By Nicole Friedman

The pandemic is revving up the market for expensive homes where many people are spending far more time, luring richer buyers and nudging more sales over the half-million dollar mark from northern California to the New York City suburbs.

Nearly one in four home buyers between April and June bought houses priced at $500,000 or more, up from 14% of buyers during the preceding nine months, according to a Wednesday report from the National Association of Realtors.

Home buyers during the coronavirus pandemic had a median household income of $110,800, compared with $94,400 for pre-pandemic buyers, the survey showed.

"The buyers who purchase during Covid[-19] want a larger home," said Jessica Lautz, vice president of demographics and behavioral insights at NAR. "There's certainly more homes being purchased that are expensive."

The pandemic has caused the economy to sputter and businesses to close, a condition usually associated with slower home sales and lower home prices. But white collar professionals have largely avoided the worst of the downturn. Many of those who can work remotely are seeking a bigger house with more outdoor space or are buying vacation homes.

The surging demand that is pushing up home prices is also making homeownership harder to attain for lower-wage workers and for some younger buyers. First-time buyers made up 31% of all primary-home buyers in the year ended in June, down from 33% the year before and the historical norm of 40%, NAR said.

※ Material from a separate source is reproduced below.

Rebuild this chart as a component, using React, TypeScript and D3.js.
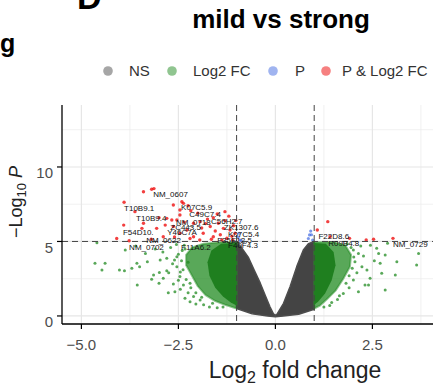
import React from "react";
import * as d3 from "d3";

// ---------- data ----------
const xTicks = [-5, -2.5, 0, 2.5];
const xMinor = [-3.75, -1.25, 1.25, 3.75];
const yTicks = [0, 5, 10];
const yMinor = [2.5, 7.5, 12.5];
const fcCutoff = 1;
const pCutoff = 5;

const legendItems = ["NS", "Log2 FC", "P", "P & Log2 FC"];

// dense "NS" cloud boundary (fc, -log10 p)
const nsCloud: [number, number][] = [
  [-1, 5.0], [-0.85, 4.5], [-0.7, 3.95], [-0.55, 3.1], [-0.39, 2.2], [-0.25, 1.3],
  [-0.14, 0.62], [-0.05, 0.15], [0, 0.04], [0.05, 0.15], [0.21, 0.85], [0.38, 1.97],
  [0.55, 3.31], [0.72, 4.43], [0.85, 4.85], [1, 5.0], [1, 0.45], [0.6, 0.12],
  [0.2, 0.0], [0, -0.05], [-0.2, 0.0], [-0.6, 0.14], [-1, 0.5],
];

// dense "Log2 FC" clouds (outer / core)
const fcLeftOuter: [number, number][] = [
  [-1.0, 4.95], [-1.45, 4.95], [-1.85, 4.85], [-2.15, 4.6], [-2.3, 4.1], [-2.3, 3.4],
  [-2.15, 2.7], [-2.0, 2.0], [-1.8, 1.4], [-1.55, 1.0], [-1.3, 0.75], [-1.0, 0.5],
];
const fcLeftCore: [number, number][] = [
  [-1.0, 4.9], [-1.4, 4.85], [-1.65, 4.4], [-1.75, 3.6], [-1.7, 2.7], [-1.55, 1.9],
  [-1.35, 1.3], [-1.15, 0.9], [-1.0, 0.7],
];
const fcRightOuter: [number, number][] = [
  [1.0, 4.95], [1.5, 4.95], [1.8, 4.75], [1.95, 4.1], [1.92, 3.3], [1.75, 2.5],
  [1.55, 1.7], [1.32, 1.1], [1.15, 0.7], [1.0, 0.5],
];
const fcRightCore: [number, number][] = [
  [1.0, 4.9], [1.3, 4.85], [1.5, 4.3], [1.55, 3.4], [1.45, 2.4], [1.28, 1.5],
  [1.1, 0.95], [1.0, 0.75],
];

// scattered points
const greenPts: [number, number][] = [
  [-4.65, 3.54], [-4.39, 3.54], [-4.47, 3.09], [-4.02, 3.09], [-3.89, 3.04], [-3.7, 3.2],
  [-3.57, 3.54], [-3.5, 3.31], [-3.56, 2.08], [-3.3, 3.64], [-3.14, 2.75], [-2.99, 2.91],
  [-2.8, 3.04], [-3.19, 2.46], [-2.89, 2.53], [-2.63, 2.15], [-2.59, 1.63], [-2.37, 2.08],
  [-2.97, 3.76], [-2.8, 3.87], [-2.54, 3.98], [-3.87, 4.43], [-4.6, 4.92], [-2.46, 2.64],
  [-2.11, 1.3], [-1.94, 1.07], [-2.54, 3.31], [-2.76, 1.56], [-2.33, 1.19], [-3.35, 4.2],
  [-3.1, 4.5], [-2.9, 4.3], [-2.7, 4.6], [-2.65, 3.5], [-2.75, 2.9], [-3.0, 2.2],
  [-2.5, 2.4], [-2.45, 1.8], [-2.25, 1.55], [-2.2, 0.95], [-2.05, 0.8], [-1.85, 0.75],
  [-1.7, 0.6], [-1.5, 0.55], [-2.4, 4.4], [-3.6, 4.7],
  [-2.35, 4.75], [-2.42, 3.7], [-2.38, 3.1], [-2.3, 2.45], [-2.18, 1.9], [-2.05, 1.55],
  [-2.5, 4.15], [-2.33, 4.5], [-2.45, 2.95], [-2.6, 3.75], [-2.2, 2.2], [-1.9, 1.25],
  [-1.62, 0.85], [-1.35, 0.6], [-2.55, 4.8], [-2.25, 3.6],
  [2.01, 4.43], [2.14, 4.2], [2.27, 4.03], [2.05, 3.64], [2.23, 3.31], [2.36, 3.09],
  [2.44, 2.53], [2.31, 2.08], [2.61, 4.54], [2.66, 4.2], [2.7, 3.54], [2.89, 4.88],
  [2.83, 1.74], [3.64, 3.42], [3.69, 4.2], [2.74, 2.87], [2.01, 2.42], [2.14, 1.63],
  [2.83, 4.09], [3.13, 3.64], [2.4, 2.08], [3.09, 2.75], [2.2, 4.7], [2.45, 4.75],
  [1.75, 1.5], [1.6, 1.1], [1.4, 0.7], [1.9, 1.9], [2.55, 3.7],
  [1.95, 4.6], [2.02, 3.95], [1.98, 3.2], [1.9, 2.7], [1.82, 2.2], [1.65, 1.35],
  [1.45, 0.9], [1.25, 0.6], [2.1, 2.9], [1.85, 4.85],
];
const bluePts: [number, number][] = [
  [0.91, 5.7], [0.88, 5.44], [0.85, 5.2], [0.93, 5.45], [0.96, 5.1],
  [-0.91, 5.1], [-0.93, 5.55], [-0.96, 5.3], [-0.88, 5.05],
];
const redPts: [number, number][] = [
  [-3.4, 8.34], [-3.19, 8.5], [-3.13, 8.55], [-3.9, 7.63], [-3.62, 7.0], [-2.41, 7.67],
  [-2.37, 7.56], [-3.91, 6.1], [-4.09, 5.2], [-3.77, 5.05], [-3.4, 6.22], [-3.44, 5.88],
  [-3.06, 5.88], [-2.89, 5.32], [-2.67, 6.44], [-2.63, 6.0], [-2.46, 6.78], [-2.63, 7.45],
  [-2.46, 7.11], [-2.18, 7.07], [-2.8, 6.55], [-2.54, 6.44], [-2.11, 6.22], [-1.94, 6.33],
  [-1.68, 6.0], [-1.47, 6.22], [-1.34, 5.88], [-1.17, 5.77], [-1.04, 5.55], [-1.86, 5.55],
  [-1.6, 5.32], [-1.25, 5.22], [-2.11, 5.32], [-2.28, 5.77], [-2.84, 6.1], [-2.46, 5.55],
  [-1.9, 5.9], [-1.75, 6.5], [-1.55, 5.7], [-1.42, 5.45], [-1.3, 6.4], [-1.12, 5.35],
  [-1.08, 6.05], [-1.2, 6.7], [-1.5, 6.85], [-1.65, 5.15], [-1.95, 5.1], [-2.2, 5.2],
  [-2.35, 6.3], [-2.0, 6.9], [-1.38, 5.1], [-1.1, 5.1], [-1.8, 6.2], [-2.6, 5.3],
  [-3.2, 5.15], [-3.0, 6.6], [-2.25, 7.4], [-1.3, 7.0], [-1.02, 6.4], [-1.6, 6.6],
  [1.35, 6.33], [1.08, 5.77], [1.41, 5.32], [1.91, 5.21], [2.34, 5.1], [2.53, 5.15], [3.03, 5.21],
];

// gene labels: text and the data position of their left baseline
const labelText = [
  "NM_0607", "T10B9.1", "T10B9.4", "K07C5.9", "C49C7.4", "NM_0718", "C56H2.7",
  "ZC443.5", "F54D10.", "Y46C7A", "NM_0622", "NM_0702", "F11A6.2", "F35E12.5",
  "ZK1307.6", "K07C5.4", "F40F4.3", "F22D8.6", "R09B4.8", "NM_0729",
];
const labelFc = [
  -3.15, -3.9, -3.59, -2.43, -2.22, -2.56, -1.66, -2.71, -3.93, -2.79, -3.33, -3.77,
  -2.43, -1.5, -1.33, -1.22, -1.22, 1.11, 1.36, 3.03,
];
const labelLp = [
  7.99, 7.05, 6.38, 7.11, 6.64, 6.11, 6.17, 5.77, 5.44, 5.44, 4.9, 4.43, 4.43, 4.9,
  5.77, 5.3, 4.57, 5.17, 4.7, 4.63,
];

// ---------- layout ----------
const W = 433;
const H = 390;
const FONT = "'Liberation Sans', Arial, sans-serif";

export default function App() {
  const x = d3.scaleLinear().domain([-5.5, 5.5]).range([62, 62 + 11 * 38.8]);
  const y = d3.scaleLinear().domain([-0.54, 14.16]).range([324, 105]);
  const [x0, x1] = [62, W + 10];
  const [yTop, yBot] = [105, 324];

  const poly = d3
    .line<[number, number]>()
    .x((d) => x(d[0]))
    .y((d) => y(d[1]))
    .curve(d3.curveLinearClosed);

  const legendColors = ["#a6a6a6", "#90c590", "#a0b4f0", "#f68080"];
  const legendCx = [108, 172, 273, 326];
  const legendTx = [129, 193, 295, 342];

  return (
    <svg
      width={W}
      height={H}
      style={{ position: "absolute", left: 0, top: 0, background: "#fff" }}
      fontFamily={FONT}
    >
      <rect width={W} height={H} fill="#fff" />
      {/* stray panel text */}
      <text x={77} y={9} fontSize={34} fontWeight="bold" fill="#000">D</text>
      <text x={0} y={52} fontSize={25} fontWeight="bold" fill="#000">g</text>
      <text x={281} y={28} fontSize={26} fontWeight="bold" textAnchor="middle" fill="#000">
        mild vs strong
      </text>

      {/* legend */}
      {legendItems.map((t, i) => (
        <g key={t}>
          <circle cx={legendCx[i]} cy={71} r={4.8} fill={legendColors[i]} />
          <text x={legendTx[i]} y={71} dy="0.35em" fontSize={15} fill="#333">{t}</text>
        </g>
      ))}

      {/* grid */}
      {xMinor.map((v) => (
        <line key={"xm" + v} x1={x(v)} x2={x(v)} y1={yTop} y2={yBot} stroke="#ebebeb" strokeWidth={0.7} />
      ))}
      {yMinor.map((v) => (
        <line key={"ym" + v} x1={x0} x2={x1} y1={y(v)} y2={y(v)} stroke="#ebebeb" strokeWidth={0.7} />
      ))}
      {xTicks.map((v) => (
        <line key={"xg" + v} x1={x(v)} x2={x(v)} y1={yTop} y2={yBot} stroke="#e6e6e6" strokeWidth={1.2} />
      ))}
      {yTicks.map((v) => (
        <line key={"yg" + v} x1={x0} x2={x1} y1={y(v)} y2={y(v)} stroke="#e6e6e6" strokeWidth={1.2} />
      ))}

      {/* dense clouds */}
      <path d={poly(nsCloud) || ""} fill="#444" stroke="#4d4d4d" strokeWidth={1.5} strokeLinejoin="round" />
      <path d={poly(fcLeftOuter) || ""} fill="#228B22" fillOpacity={0.75} stroke="#228B22" strokeOpacity={0.5} strokeWidth={2} strokeLinejoin="round" />
      <path d={poly(fcLeftCore) || ""} fill="#1f7f1f" />
      <path d={poly(fcRightOuter) || ""} fill="#228B22" fillOpacity={0.75} stroke="#228B22" strokeOpacity={0.5} strokeWidth={2} strokeLinejoin="round" />
      <path d={poly(fcRightCore) || ""} fill="#1f7f1f" />

      {/* points */}
      {greenPts.map((d, i) => (
        <circle key={"g" + i} cx={x(d[0])} cy={y(d[1])} r={1.5} fill="#228B22" fillOpacity={0.75} />
      ))}
      {bluePts.map((d, i) => (
        <circle key={"b" + i} cx={x(d[0])} cy={y(d[1])} r={1.6} fill="#4169E1" fillOpacity={0.7} />
      ))}
      {redPts.map((d, i) => (
        <circle key={"r" + i} cx={x(d[0])} cy={y(d[1])} r={1.7} fill="#EE0000" fillOpacity={0.75} />
      ))}

      {/* cutoffs */}
      {[-fcCutoff, fcCutoff].map((v) => (
        <line key={"vc" + v} x1={x(v)} x2={x(v)} y1={yTop} y2={yBot} stroke="#444" strokeWidth={1} strokeDasharray="6,4" />
      ))}
      <line x1={x0} x2={x1} y1={y(pCutoff)} y2={y(pCutoff)} stroke="#444" strokeWidth={1} strokeDasharray="6,4" />

      {/* gene labels */}
      {labelText.map((t, i) => (
        <text key={"l" + i} x={x(labelFc[i])} y={y(labelLp[i])} fontSize={8} fill="#111">{t}</text>
      ))}

      {/* axes */}
      <line x1={x0} x2={x0} y1={yTop} y2={yBot} stroke="#000" strokeWidth={1.3} />
      <line x1={x0} x2={x1} y1={yBot} y2={yBot} stroke="#000" strokeWidth={1.3} />
      {yTicks.map((v) => (
        <g key={"yt" + v}>
          <line x1={x0 - 5} x2={x0} y1={y(v)} y2={y(v)} stroke="#000" strokeWidth={1.2} />
          <text x={53} y={y(v) + 6} dy="0.35em" fontSize={15} textAnchor="end" fill="#4d4d4d">{v}</text>
        </g>
      ))}
      {xTicks.map((v) => (
        <g key={"xt" + v}>
          <line x1={x(v)} x2={x(v)} y1={yBot} y2={yBot + 5} stroke="#000" strokeWidth={1.2} />
          <text x={x(v)} y={345} dy="0.35em" fontSize={15} textAnchor="middle" fill="#4d4d4d">
            {d3.format(".1f")(v)}
          </text>
        </g>
      ))}

      {/* axis titles */}
      <text x={295} y={378} fontSize={23} textAnchor="middle" fill="#222">
        Log<tspan fontSize={16} dy={5}>2</tspan>
        <tspan dy={-5}> fold change</tspan>
      </text>
      <text transform="translate(22,202) rotate(-90)" fontSize={18} textAnchor="middle" fill="#222">
        −Log<tspan fontSize={13} dy={4}>10</tspan>
        <tspan dy={-4}> </tspan>
        <tspan fontStyle="italic">P</tspan>
      </text>
    </svg>
  );
}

Pandemic buyers were less likely to have been denied by a mortgage lender, and many new homeowners rushed to lock in record-low mortgage rates. But the higher home prices wiped away some of that benefit, analysts say. The median purchase price for pandemic buyers jumped 26% compared with pre-pandemic purchases to $339,400, according to the survey.

NAR polled more than 8,000 people who bought primary homes in the year ended in June, though recent home sales data suggests these trends have continued since then.

Home sales had been relatively stagnant for several years heading into 2020. Then low interest rates and strong employment pushed existing-home sales to a 13-year high in February.

Shelter-in-place restrictions, financial uncertainty and fears of Covid-19 infection dampened the market during much of the spring. Home sales dropped for three straight months, hitting a 10-year low in May. The resurgence that followed surprised economists and real-estate brokers who failed to anticipate that the pandemic would spur so much new demand from buyers.

Economists at NAR forecast existing-home sales to total 5.4 million this year before jumping to 5.86 million next year, which would be the highest level since 2006.

Sacramento was the most popular destination with buyers shopping outside their own metro area in the third quarter, according to real-estate brokerage Redfin Corp.

Employees at tech companies in the Bay Area who can now permanently work from home are drawn to Sacramento for its relative affordability, said Wendy Kay, a Coldwell Banker agent.

The median Sacramento home-sale price rose 12.8% in the week ended Sept. 19 from a year earlier, according to Zillow Group Inc. Ms. Kay recently sold a two-bedroom house for $750,000. "It's insane," she said. "But apparently it's still cheaper than the areas that they're coming from."

Home sales in Greenwich, Conn., are also booming as New York City residents shop for primary or second homes in the suburbs, said Jack Sarsen of Compass. Bidding wars and all-cash buyers have become more common.

"The mortgage buyers that we've worked with have really unfortunately been cut out of the deal in many cases on the homes that they've wanted, " he said.

The Boise, Idaho, metro area has experienced some of the fastest home-price growth in recent months. Steve and Michelle Klock, both 53 years old, bought their first home in Meridian, Idaho, in October. They got outbid multiple times before landing a three-bedroom house for $310,000.

"In a market like this, the only thing you can feel right now is fortunate," Mr. Klock said. "If you don't get in, every day that you sit on the sideline you could be losing as much as $5,000 a week" as prices rise, he said.